In coaching, we talk about the forehand throwing action, because the correct hitting action is just like an overhead throw. Practising throwing can help you learn overhead technique.
A good throw starts by drawing your arm back and turning sideways. This posture should be familiar, because it’s your overhead preparation. From here, you throw upwards and forwards.
An effective throw makes use of the whole body, not just the arm. The hips turn, then the shoulders, and then you have the last part of the arm movement. It all happens very quickly, but there is a sequence of movements that will always happen in the same order.
In fact, it starts even earlier, from the ground. This is where force is first generated: up from your feet, pushing against the ground.
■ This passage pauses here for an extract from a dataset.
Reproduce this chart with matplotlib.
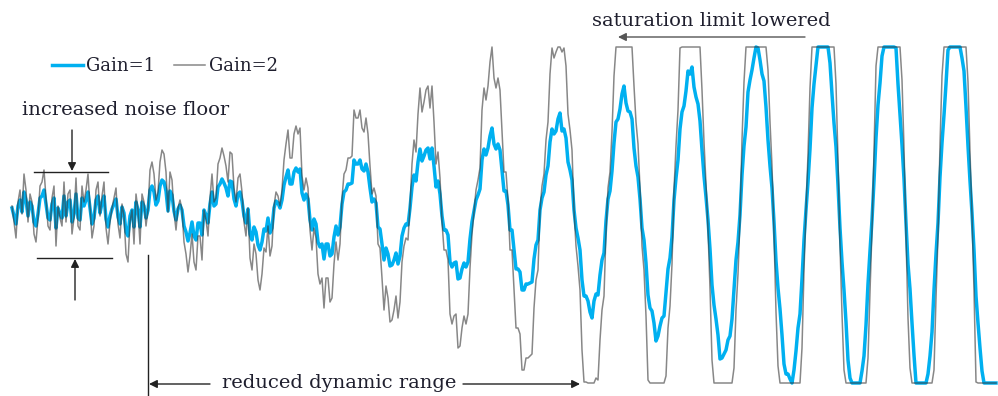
import numpy as np
import matplotlib
matplotlib.use("Agg")
import matplotlib.pyplot as plt
from matplotlib.lines import Line2D

# Signal level (same arbitrary units for both traces,
# saturation limits at +163 / -173).
# "_a" = samples at every 4th pixel, "_b" = samples halfway between them.
gain1_a = [2, -14, 10, 18, -6, 4, -16, 12, 20, -8,
           6, -18, -4, 14, 8, -12, 16, -10, 4, 18,
           -14, 10, -3, 14, -17, 1, 11, -14, -3, -26,
           0, 8, -17, 4, 0, 24, 5, 24, 28, -1,
           15, -10, 5, -16, -31, -12, -30, -13, 0, -13,
           18, 6, 26, 27, 14, 28, 4, 18, -6, 1,
           -30, -22, -40, -19, -8, -18, 9, 2, 25, 40,
           26, 42, 41, 10, 11, -20, -14, -37, -49, -34,
           -44, -16, -17, 18, 26, 27, 46, 50, 39, 38,
           8, 7, -19, -50, -44, -55, -43, -46, -18, -15,
           23, 29, 61, 54, 62, 62, 23, 16, -20, -25,
           -57, -52, -68, -53, -52, -12, 10, 21, 61, 62,
           82, 61, 60, 19, 5, -20, -59, -62, -80, -74,
           -72, -35, 0, 18, 44, 81, 79, 97, 81, 48,
           30, -18, -40, -86, -91, -108, -84, -65, -43, 11,
           39, 88, 101, 124, 99, 91, 44, 11, -30, -85,
           -101, -131, -116, -106, -59, -27, 32, 81, 104, 139,
           143, 113, 89, 34, -10, -75, -109, -149, -144, -130,
           -109, -50, -5, 64, 118, 140, 163, 150, 129, 70,
           22, -51, -99, -154, -164, -173, -141, -104, -30, 28,
           102, 145, 163, 163, 163, 116, 63, -18, -80, -150,
           -173, -173, -173, -146, -74, -10, 72, 127, 163, 163,
           163, 162, 95, 31, -54, -113, -173, -173, -173, -164,
           -122, -44, 33, 95, 160, 163, 163, 163, 139, 64,
           -3, -86, -138, -173, -173, -173, -173]
gain1_b = [-6, 4, -2, 10, 8, -12, -4, 14, 6, -10,
           12, 2, -8, -6, 10, -4, -8, 12, 10, 2,
           -8, 14, 7, -9, -6, 6, -7, 3, -22, -6,
           -17, 0, 8, -8, 20, 18, 9, 30, 19, 19,
           -1, 1, 0, -22, -23, -26, -13, -25, -5, 6,
           4, 23, 31, 22, 29, 11, 16, 9, -13, -24,
           -17, -35, -32, -21, -23, 2, 7, 10, 33, 26,
           38, 38, 17, 16, -10, -9, -32, -34, -34, -46,
           -27, -25, 6, 20, 26, 50, 46, 41, 46, 22,
           11, -17, -34, -38, -56, -50, -54, -26, -14, 2,
           35, 48, 49, 60, 51, 44, 29, -6, -20, -52,
           -53, -69, -59, -57, -29, -1, 15, 50, 55, 74,
           66, 66, 39, 19, -20, -39, -59, -80, -74, -73,
           -49, -30, 12, 35, 68, 76, 91, 79, 72, 40,
           0, -28, -70, -86, -102, -91, -85, -50, -11, 19,
           67, 91, 116, 107, 98, 62, 33, -18, -53, -98,
           -113, -126, -108, -83, -48, 10, 50, 98, 119, 136,
           123, 106, 60, 13, -39, -95, -125, -148, -140, -126,
           -79, -32, 35, 83, 130, 152, 162, 136, 103, 44,
           -12, -78, -125, -164, -169, -160, -118, -69, 0, 61,
           126, 163, 163, 163, 147, 87, 25, -52, -112, -168,
           -173, -173, -161, -115, -41, 29, 105, 154, 163, 163,
           163, 126, 65, -13, -79, -145, -173, -173, -173, -146,
           -80, -13, 67, 126, 163, 163, 163, 152, 103, 29,
           -40, -113, -161, -173, -173, -173]

gain2_a = [4, -28, 20, 36, -12, 8, -32, 24, 40, -16,
           12, -36, -8, 28, 16, -24, 32, -20, 8, 36,
           -28, 20, -6, 28, -34, 2, 22, -28, -6, -52,
           0, 16, -34, 8, 0, 48, 10, 48, 56, -2,
           30, -20, 10, -32, -62, -24, -60, -26, 0, -26,
           36, 12, 52, 54, 28, 56, 8, 36, -12, 2,
           -60, -44, -80, -38, -16, -36, 18, 4, 50, 80,
           52, 84, 82, 20, 22, -40, -28, -74, -98, -68,
           -88, -32, -34, 36, 52, 54, 92, 100, 78, 76,
           16, 14, -38, -100, -88, -110, -86, -92, -36, -30,
           46, 58, 122, 108, 124, 124, 46, 32, -40, -50,
           -114, -104, -136, -106, -104, -24, 20, 42, 122, 124,
           163, 122, 120, 38, 10, -40, -118, -124, -160, -148,
           -144, -70, 0, 36, 88, 162, 158, 163, 162, 96,
           60, -36, -80, -172, -173, -173, -168, -130, -86, 22,
           78, 163, 163, 163, 163, 163, 88, 22, -60, -170,
           -173, -173, -173, -173, -118, -54, 64, 162, 163, 163,
           163, 163, 163, 68, -20, -150, -173, -173, -173, -173,
           -173, -100, -10, 128, 163, 163, 163, 163, 163, 140,
           44, -102, -173, -173, -173, -173, -173, -173, -60, 56,
           163, 163, 163, 163, 163, 163, 126, -36, -160, -173,
           -173, -173, -173, -173, -148, -20, 144, 163, 163, 163,
           163, 163, 163, 62, -108, -173, -173, -173, -173, -173,
           -173, -88, 66, 163, 163, 163, 163, 163, 163, 128,
           -6, -172, -173, -173, -173, -173, -173]
gain2_b = [-12, 8, -4, 20, 16, -24, -8, 28, 12, -20,
           24, 4, -16, -12, 20, -8, -16, 24, 20, 4,
           -16, 28, 14, -18, -12, 12, -14, 6, -44, -12,
           -34, 0, 16, -16, 40, 36, 18, 60, 38, 38,
           -2, 2, 0, -44, -46, -52, -26, -50, -10, 12,
           8, 46, 62, 44, 58, 22, 32, 18, -26, -48,
           -34, -70, -64, -42, -46, 4, 14, 20, 66, 52,
           76, 76, 34, 32, -20, -18, -64, -68, -68, -92,
           -54, -50, 12, 40, 52, 100, 92, 82, 92, 44,
           22, -34, -68, -76, -112, -100, -108, -52, -28, 4,
           70, 96, 98, 120, 102, 88, 58, -12, -40, -104,
           -106, -138, -118, -114, -58, -2, 30, 100, 110, 148,
           132, 132, 78, 38, -40, -78, -118, -160, -148, -146,
           -98, -60, 24, 70, 136, 152, 163, 158, 144, 80,
           0, -56, -140, -172, -173, -173, -170, -100, -22, 38,
           134, 163, 163, 163, 163, 124, 66, -36, -106, -173,
           -173, -173, -173, -166, -96, 20, 100, 163, 163, 163,
           163, 163, 120, 26, -78, -173, -173, -173, -173, -173,
           -158, -64, 70, 163, 163, 163, 163, 163, 163, 88,
           -24, -156, -173, -173, -173, -173, -173, -138, 0, 122,
           163, 163, 163, 163, 163, 163, 50, -104, -173, -173,
           -173, -173, -173, -173, -82, 58, 163, 163, 163, 163,
           163, 163, 130, -26, -158, -173, -173, -173, -173, -173,
           -160, -26, 134, 163, 163, 163, 163, 163, 163, 58,
           -80, -173, -173, -173, -173, -173]

series_labels = ["Gain=1", "Gain=2"]
annotation_texts = ["increased noise floor", "reduced dynamic range",
                    "saturation limit lowered"]


def interleave(a, b):
    out = np.empty(len(a) + len(b))
    out[0::2] = a
    out[1::2] = b
    return out


gain1 = interleave(gain1_a, gain1_b)
gain2 = interleave(gain2_a, gain2_b)

W, H = 998, 396
BLUE = "#00b0f0"
GRAY = "#383838"
TXT = "#1f1f2e"
FONT = "DejaVu Serif"
FS = 14

fig = plt.figure(figsize=(W / 100, H / 100), dpi=100)
ax = fig.add_axes([0, 0, 1, 1])
ax.axis("off")
t = np.arange(len(gain1))
ax.set_xlim(-6, 493)
ax.set_ylim(-186, 210)

l1, = ax.plot(t, gain1, color=BLUE, lw=2.5, zorder=2, label=series_labels[0])
l2, = ax.plot(t, gain2, color=GRAY, lw=1.1, alpha=0.6, zorder=3, label=series_labels[1])

ax.legend(handles=[l1, l2], ncol=2, frameon=False, loc="center left",
          bbox_to_anchor=(52 / W, 1 - 66 / H), borderaxespad=0, borderpad=0,
          handlelength=1.7, handletextpad=0.2, columnspacing=1.05,
          prop={"family": FONT, "size": 13}, labelcolor=TXT)


def fp(x, y):
    return (x / W, 1 - y / H)


def hline(x0, x1, y, color="#222222"):
    fig.add_artist(Line2D([x0 / W, x1 / W], [1 - y / H, 1 - y / H],
                          color=color, lw=1.0, transform=fig.transFigure))


def vline(x, y0, y1, color="#222222"):
    fig.add_artist(Line2D([x / W, x / W], [1 - y0 / H, 1 - y1 / H],
                          color=color, lw=1.0, transform=fig.transFigure))


def arrow(x0, y0, x1, y1, color="#222222"):
    ax.annotate("", xy=fp(x1, y1), xytext=fp(x0, y0),
                xycoords="figure fraction", textcoords="figure fraction",
                arrowprops=dict(arrowstyle="-|>", color=color, lw=1.0,
                                mutation_scale=12, shrinkA=0, shrinkB=0))


# increased noise floor
fig.text(22 / W, 1 - 110 / H, annotation_texts[0], ha="left", va="center",
         family=FONT, fontsize=FS, color=TXT)
hline(34, 108, 172)
arrow(72, 130, 72, 171)
hline(37, 112, 258)
arrow(75, 300, 75, 259)

# reduced dynamic range
vline(148, 255, 396)
arrow(210, 384, 149, 384)
fig.text(222 / W, 1 - 383 / H, annotation_texts[1], ha="left", va="center",
         family=FONT, fontsize=FS, color=TXT)
arrow(463, 384, 580, 384)

# saturation limit lowered
fig.text(592 / W, 1 - 21 / H, annotation_texts[2], ha="left", va="center",
         family=FONT, fontsize=FS, color=TXT)
arrow(805, 37, 618, 37, color="#555555")

fig.savefig("out.png", dpi=100, facecolor="white")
Many people throw using just the arm. In this case, most of the power is coming from the elbow and wrist; the rest of the body is hardly used.
When I see someone throw like this, I know their overheads will be bad. There is a strong connection between how well someone can throw, and how well they can hit an overhead.
Length of the racket path
With a good throwing action, the racket head travels a surprisingly long distance. This lets it build up speed.
With a bad throwing action, the racket head travels a shorter distance. That means it doesn’t have time or
room to accelerate and build up speed.
It’s often worth spending some time practising your throw, especially for beginners. Try doing a little throwing practice, and then hit some clears. It should feel like you are throwing the racket at the shuttle.
Throwing shuttles is okay, but not ideal. They are too light, and you can strain your arm with lots of repetitions. I recommend something a bit heavier; I find a small soft toy works perfectly!